Although there are known benefits to hiring a remote workforce, many issues can occur, such as communication difficulties due to differing time zones, measuring productivity and fostering team spirit.

Leadership and management must take the appropriate steps to ensure that their remote workforce is happy, engaged and productive throughout the work week. How can this be done? Under a major umbrella term, effective leadership is essential. Without this, a remote workforce will quickly fall apart.
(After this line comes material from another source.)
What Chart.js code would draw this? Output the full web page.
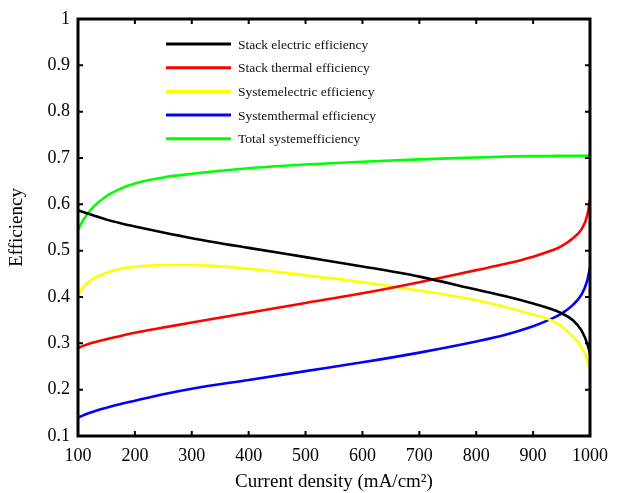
<!DOCTYPE html>
<html>
<head>
<meta charset="utf-8">
<script src="https://cdn.jsdelivr.net/npm/chart.js@4.4.1/dist/chart.umd.min.js"></script>
<style>
  html, body { margin: 0; padding: 0; background: #fff; }
  #wrap { width: 621px; height: 493px; }
</style>
</head>
<body>
<div id="wrap"><canvas id="effChart"></canvas></div>
<script>
/* ---------- data ---------- */
const currentDensity = [100, 110, 125, 150, 175, 200, 250, 300, 400, 500, 600, 700, 800, 850, 900, 925, 950, 970, 985, 995, 1000];

const stackElectric  = [0.587, 0.583, 0.577, 0.567, 0.559, 0.552, 0.539, 0.527, 0.506, 0.486, 0.466, 0.444, 0.416, 0.402, 0.386, 0.377, 0.365, 0.350, 0.328, 0.300, 0.278];
const stackThermal   = [0.290, 0.295, 0.301, 0.309, 0.316, 0.323, 0.334, 0.345, 0.366, 0.387, 0.408, 0.432, 0.458, 0.471, 0.487, 0.497, 0.510, 0.527, 0.546, 0.575, 0.610];
const systemElectric = [0.405, 0.422, 0.438, 0.452, 0.461, 0.465, 0.469, 0.469, 0.461, 0.447, 0.432, 0.414, 0.393, 0.379, 0.362, 0.353, 0.337, 0.314, 0.292, 0.265, 0.242];
const systemThermal  = [0.140, 0.145, 0.152, 0.161, 0.169, 0.176, 0.190, 0.202, 0.221, 0.240, 0.259, 0.280, 0.304, 0.318, 0.337, 0.349, 0.364, 0.383, 0.405, 0.435, 0.463];
const totalSystem    = [0.545, 0.568, 0.592, 0.618, 0.634, 0.645, 0.658, 0.666, 0.678, 0.686, 0.692, 0.697, 0.701, 0.703, 0.704, 0.704, 0.705, 0.705, 0.705, 0.705, 0.705];

const seriesLabels = ['Stack electric efficiency', 'Stack thermal efficiency', 'Systemelectric efficiency', 'Systemthermal efficiency', 'Total systemefficiency'];
const seriesColors = ['#000000', '#ff0000', '#ffff00', '#0000ff', '#00ff00'];
const seriesValues = [stackElectric, stackThermal, systemElectric, systemThermal, totalSystem];

const xTicks = [100, 200, 300, 400, 500, 600, 700, 800, 900, 1000];
const yTicks = [0.1, 0.2, 0.3, 0.4, 0.5, 0.6, 0.7, 0.8, 0.9, 1];

const SERIF = "'Liberation Serif', 'DejaVu Serif', serif";

/* ---------- frame + inward ticks + inner legend ---------- */
const framePlugin = {
  id: 'frame',
  afterDatasetsDraw(chart) {
    const { ctx, chartArea: a, scales } = chart;
    ctx.save();
    ctx.strokeStyle = '#000';
    ctx.lineWidth = 2;
    xTicks.forEach(v => {
      const px = scales.x.getPixelForValue(v);
      ctx.beginPath();
      ctx.moveTo(px, a.bottom); ctx.lineTo(px, a.bottom - 5);
      ctx.moveTo(px, a.top); ctx.lineTo(px, a.top + 5);
      ctx.stroke();
    });
    yTicks.forEach(v => {
      const py = scales.y.getPixelForValue(v);
      ctx.beginPath();
      ctx.moveTo(a.left, py); ctx.lineTo(a.left + 5, py);
      ctx.moveTo(a.right, py); ctx.lineTo(a.right - 5, py);
      ctx.stroke();
    });
    ctx.lineWidth = 3;
    ctx.strokeRect(a.left, a.top, a.right - a.left, a.bottom - a.top);

    // legend inside plot, no box
    ctx.font = '13.5px ' + SERIF;
    ctx.textBaseline = 'middle';
    chart.data.datasets.forEach((ds, i) => {
      const y = a.top + 25 + i * 23.7;
      ctx.strokeStyle = ds.borderColor;
      ctx.lineWidth = 3;
      ctx.beginPath();
      ctx.moveTo(a.left + 88, y); ctx.lineTo(a.left + 153, y);
      ctx.stroke();
      ctx.fillStyle = '#111';
      ctx.fillText(ds.label, a.left + 160, y + 1);
    });
    ctx.restore();
  }
};

new Chart(document.getElementById('effChart'), {
  type: 'line',
  data: {
    labels: currentDensity,
    datasets: seriesValues.map((vals, i) => ({
      label: seriesLabels[i],
      data: vals.map((v, j) => ({ x: currentDensity[j], y: v })),
      borderColor: seriesColors[i],
      backgroundColor: seriesColors[i],
      borderWidth: 2.6,
      pointRadius: 0,
      cubicInterpolationMode: 'monotone',
      fill: false,
    }))
  },
  options: {
    responsive: true,
    maintainAspectRatio: false,
    animation: false,
    layout: { padding: { left: 0, top: 19, right: 31, bottom: 0 } },
    plugins: { legend: { display: false }, tooltip: { enabled: false } },
    scales: {
      x: {
        type: 'linear',
        min: 100, max: 1000,
        afterFit: s => { s.height = 57; },
        afterBuildTicks: s => { s.ticks = xTicks.map(v => ({ value: v })); },
        grid: { display: false, drawTicks: false },
        border: { display: false },
        ticks: { color: '#000', padding: 9, font: { family: SERIF, size: 18 }, maxRotation: 0, callback: v => String(v) },
        title: { display: true, text: 'Current density (mA/cm²)', color: '#000', padding: 0, font: { family: SERIF, size: 19 } }
      },
      y: {
        min: 0.1, max: 1,
        afterFit: s => { s.width = 78; },
        afterBuildTicks: s => { s.ticks = yTicks.map(v => ({ value: v })); },
        grid: { display: false, drawTicks: false },
        border: { display: false },
        ticks: { color: '#000', padding: 8, font: { family: SERIF, size: 18 }, callback: v => String(v) },
        title: { display: true, text: 'Efficiency', color: '#000', padding: { top: 6, bottom: 0 }, font: { family: SERIF, size: 19 } }
      }
    }
  },
  plugins: [framePlugin]
});
</script>
</body>
</html>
Keep the following four tips in mind for the best remote leadership possible:

  • Build trust: Trust is an important aspect of an office. Remote workers are often left with only a verbal promise or written agreement that work will be distributed, or feedback will be given at a certain time. If this information falls through, or there is a lack of real understanding, trust will be eroded.
  • Communicate: Remote workers must be kept in the loop at all times. When communication breaks down, there will be a lack of engagement, productivity and sense of appreciation, which can create resentment and eventual turnover.
  • Keep clarity in the forefront: Remote workers should have access to the same type of training and development as in-office employees. Be sure that training is offered to all workers, no matter where their location may be. If remote workers are confused by certain information or changes, take the time to explain it in a different manner, or communicate through another channel such as a video chat or phone call. Often, information can be lost through email or lack of face to face contact. Keeping different channels of communication open is vital to the success of these teams.
  • Track progress and projected goals: Remote workers should be able to understand and view how their work contributions are being used in their office. By tracking contributions and creating goals for remote workers, a better understanding of their role can often be achieved.

Leadership is a vital part of any workforce, especially for employees outside the office. By offering development courses and tracking projected goals for these workers, retention rates can be increased, as well as engagement and productivity.